Anyone familiar with the orchestral version may at
first miss the quirkily characteristic woodwind writing (as in the wistful
ritornello theme that links the six movements) or the swooping trombone
glissandi , an effect Bartók used from his savage early pantomime
The Miraculous Mandarin through to his last completed work, the Concerto
for Orchestra. No one need fear; in Jandó’s expert hands the
orchestra is forgotten. His acutely observed performance shows a marvellously
controlled vitality, and the necessary rhythmic attack never becomes
aggressive, an easy mistake in Bartók (the composer’s own recordings
amply demonstrate that beauty of tone and legato lyricism were as important
to him as the percussive nature of the piano). If Kocsis’s version finds
a shade more colour and contrast, Jandó’s is as viable in its
restraint and thoughtfulness.
In some ways a more significant piece follows in the
shape of the 8 Improvisations on Hungarian Peasant Songs Op. 20. This
dates from 1920 and was the last piece to which Bartók gave an
opus number, confirming from now on his ‘art’ and folk-derived compositions
were to enjoy equal status. As he pointed out ‘… the used folk melody
is to be regarded only as a motto, on which an … independent music can
be created.' The result is a thoroughly typical mix of abrasive, pounding
dissonance (that also harks back to the Mandarin), rhythmic syncopation
and a truly improvisatory feel that looks ahead to the violin sonatas.
The seventh of the set, interestingly, was Bartók’s contribution
to the memorial supplement of ‘ La Revue musicale’, published in December
1920 in honour of a composer he greatly admired, Debussy. Jandó
again rises to the occasion with playing of great subtlety and wit.
The rest of the recital is made up of what might be
termed ‘creative transcriptions’, the most interesting of which is the
Petite Suite. This is actually made up of piano arrangements of six
of the 44 Duos for Two Violins, made in 1937, five years after the original.

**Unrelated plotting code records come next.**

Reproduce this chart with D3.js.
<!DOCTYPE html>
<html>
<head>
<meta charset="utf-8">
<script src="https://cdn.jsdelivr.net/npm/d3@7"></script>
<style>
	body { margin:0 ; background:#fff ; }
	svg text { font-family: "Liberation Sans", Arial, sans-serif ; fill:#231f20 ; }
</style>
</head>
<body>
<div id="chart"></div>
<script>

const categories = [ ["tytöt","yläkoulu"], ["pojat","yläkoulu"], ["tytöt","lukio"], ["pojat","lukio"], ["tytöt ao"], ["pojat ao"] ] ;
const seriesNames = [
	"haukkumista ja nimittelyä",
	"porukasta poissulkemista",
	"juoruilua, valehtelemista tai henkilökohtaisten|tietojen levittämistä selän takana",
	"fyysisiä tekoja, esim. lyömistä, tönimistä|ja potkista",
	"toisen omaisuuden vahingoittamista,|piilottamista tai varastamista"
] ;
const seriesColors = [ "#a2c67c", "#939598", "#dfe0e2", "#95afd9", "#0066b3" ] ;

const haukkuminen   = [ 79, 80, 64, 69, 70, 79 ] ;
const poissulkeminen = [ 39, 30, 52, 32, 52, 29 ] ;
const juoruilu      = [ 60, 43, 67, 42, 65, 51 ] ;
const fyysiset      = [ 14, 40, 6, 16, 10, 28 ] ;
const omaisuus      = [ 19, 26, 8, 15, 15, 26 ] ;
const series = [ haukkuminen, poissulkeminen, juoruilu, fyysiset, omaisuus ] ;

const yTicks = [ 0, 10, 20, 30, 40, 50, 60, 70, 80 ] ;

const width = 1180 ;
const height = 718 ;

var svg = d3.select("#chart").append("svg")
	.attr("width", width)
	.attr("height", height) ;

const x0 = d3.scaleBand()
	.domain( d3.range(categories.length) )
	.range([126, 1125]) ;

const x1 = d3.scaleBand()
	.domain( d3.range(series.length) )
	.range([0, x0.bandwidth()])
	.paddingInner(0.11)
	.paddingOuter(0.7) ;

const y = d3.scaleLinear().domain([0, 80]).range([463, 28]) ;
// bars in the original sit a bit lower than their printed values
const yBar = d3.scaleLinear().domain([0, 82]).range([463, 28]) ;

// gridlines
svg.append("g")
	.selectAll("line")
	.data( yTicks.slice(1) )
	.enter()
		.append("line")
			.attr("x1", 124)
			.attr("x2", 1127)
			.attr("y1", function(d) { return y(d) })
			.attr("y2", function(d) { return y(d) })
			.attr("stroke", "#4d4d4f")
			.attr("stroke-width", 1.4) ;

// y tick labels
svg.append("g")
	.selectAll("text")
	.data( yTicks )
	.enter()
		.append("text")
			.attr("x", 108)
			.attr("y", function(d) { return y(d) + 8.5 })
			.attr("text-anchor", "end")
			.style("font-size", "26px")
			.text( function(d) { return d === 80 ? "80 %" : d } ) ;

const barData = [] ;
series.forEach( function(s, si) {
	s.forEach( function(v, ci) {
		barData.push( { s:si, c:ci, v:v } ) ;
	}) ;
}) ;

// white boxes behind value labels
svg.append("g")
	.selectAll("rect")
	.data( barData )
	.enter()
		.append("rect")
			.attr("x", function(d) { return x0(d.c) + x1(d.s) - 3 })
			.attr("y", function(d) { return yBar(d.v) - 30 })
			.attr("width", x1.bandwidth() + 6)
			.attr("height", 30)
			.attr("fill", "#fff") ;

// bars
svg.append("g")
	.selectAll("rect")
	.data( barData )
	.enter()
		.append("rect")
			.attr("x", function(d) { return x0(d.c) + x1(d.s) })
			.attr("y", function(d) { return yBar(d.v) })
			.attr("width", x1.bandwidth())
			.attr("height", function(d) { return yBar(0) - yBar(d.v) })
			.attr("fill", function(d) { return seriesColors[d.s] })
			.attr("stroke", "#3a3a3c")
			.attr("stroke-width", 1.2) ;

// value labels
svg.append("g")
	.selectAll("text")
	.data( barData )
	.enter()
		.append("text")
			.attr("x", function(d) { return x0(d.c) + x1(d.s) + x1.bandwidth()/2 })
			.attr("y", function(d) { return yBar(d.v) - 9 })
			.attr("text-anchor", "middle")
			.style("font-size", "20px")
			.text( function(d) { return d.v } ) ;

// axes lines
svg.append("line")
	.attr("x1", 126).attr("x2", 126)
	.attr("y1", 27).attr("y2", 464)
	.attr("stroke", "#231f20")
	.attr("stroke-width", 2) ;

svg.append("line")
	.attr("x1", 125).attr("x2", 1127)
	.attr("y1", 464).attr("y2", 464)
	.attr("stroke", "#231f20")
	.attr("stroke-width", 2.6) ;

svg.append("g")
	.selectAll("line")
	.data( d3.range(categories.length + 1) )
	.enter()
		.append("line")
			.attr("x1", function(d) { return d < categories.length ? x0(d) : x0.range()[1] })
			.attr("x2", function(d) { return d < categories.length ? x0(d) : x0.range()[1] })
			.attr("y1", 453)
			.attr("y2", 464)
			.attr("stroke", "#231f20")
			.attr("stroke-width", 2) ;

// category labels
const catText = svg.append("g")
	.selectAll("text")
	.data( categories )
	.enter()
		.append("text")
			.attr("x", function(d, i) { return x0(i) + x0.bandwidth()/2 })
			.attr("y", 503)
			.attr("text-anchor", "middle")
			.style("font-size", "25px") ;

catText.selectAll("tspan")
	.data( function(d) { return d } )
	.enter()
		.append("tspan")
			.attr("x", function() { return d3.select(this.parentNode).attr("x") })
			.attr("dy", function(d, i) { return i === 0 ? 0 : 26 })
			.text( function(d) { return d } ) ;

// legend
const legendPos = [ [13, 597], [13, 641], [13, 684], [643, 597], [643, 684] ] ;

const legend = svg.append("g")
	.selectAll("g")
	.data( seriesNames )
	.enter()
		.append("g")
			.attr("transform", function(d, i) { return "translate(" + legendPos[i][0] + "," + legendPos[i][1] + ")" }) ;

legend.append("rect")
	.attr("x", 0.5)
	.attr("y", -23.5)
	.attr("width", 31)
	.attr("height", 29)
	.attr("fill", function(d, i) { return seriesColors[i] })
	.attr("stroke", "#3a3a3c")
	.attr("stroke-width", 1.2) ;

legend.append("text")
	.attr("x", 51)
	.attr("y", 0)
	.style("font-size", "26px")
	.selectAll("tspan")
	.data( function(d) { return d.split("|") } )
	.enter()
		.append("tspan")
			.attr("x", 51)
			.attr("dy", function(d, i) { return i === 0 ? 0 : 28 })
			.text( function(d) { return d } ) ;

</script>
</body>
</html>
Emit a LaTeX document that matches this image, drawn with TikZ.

Again the Bartók ‘thumbprints’ are everywhere, with No. 4, entitled
‘Quasi Pizzicato’ being a particularly ingenious transcription into
keyboard terms of the idiomatic string technique.
Jandó despatches all these works by his great
predecessor with a panache and virtuosity that are wholly captivating
and well up to the pianist’s own high standards. His superbly regulated
instrument is well caught by the engineers and the recording venue is
better than some from this source. A series to watch with interest,
regardless of the famously tempting Naxos price.